There were mallards in the air when I threw the decoys into a favorite backwater, but the birds trading up and down the creek paid no attention to the blocks. I’ve certainly hunted ducks on colder mornings, but the air always feels colder than the thermometer reads when the birds aren’t cooperating. By the time the first hour had passed without an opportunity to fire a shot, I was shivering even if the dog wasn’t.
Finally, a lone greenhead appeared over the cottonwoods and turned into the freshening breeze. He sensed trouble on his final approach, though, and flared prematurely at the edge of shotgun range. Ordinarily I might have passed up the shot, but Kenai had been waiting so patiently for a chance to retrieve that I felt obligated to provide one.
I wanted a dead duck 30 yards away across the creek to test the young dog’s ability to stay on line through moving water. What I got was a mallard with a broken wing fluttering down in a dense tangle of frozen cattails 150 yards away. Chiding myself for this development, I gave Kenai the line and sent him.
Because of a sharp bend in the creek, the direct route to the bird required the dog to cross the moving water not once but twice before arriving back on the same side from which he had started. He handled that challenge like a pro. Because I’d been standing up to shoot while he lay quietly in the grass, I’d marked the long fall better than he had. I gave him one correction on his way to the cattails, and he read that perfectly. I already knew he had an excellent nose, which he confirmed by running down the crippled bird quickly despite the thickness of the cover. That was the only duck I shot all afternoon.
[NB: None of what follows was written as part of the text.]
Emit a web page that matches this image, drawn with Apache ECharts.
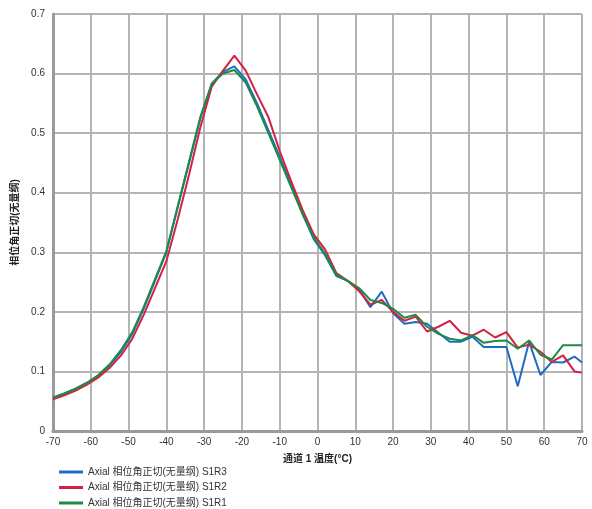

A lone mallard hardly sounds like the conclusion of an epic duck hunt, but as we walked back up the bank together that night, a limit of geese hanging from the game strap couldn’t have made me happier. I wouldn’t walk across the street to shoot a limit of ducks without a good retriever at my side, and most veteran duck hunters I know share similar feelings. Ethical concerns for lost birds aside, a good retriever is simply an essential part of the waterfowling experience.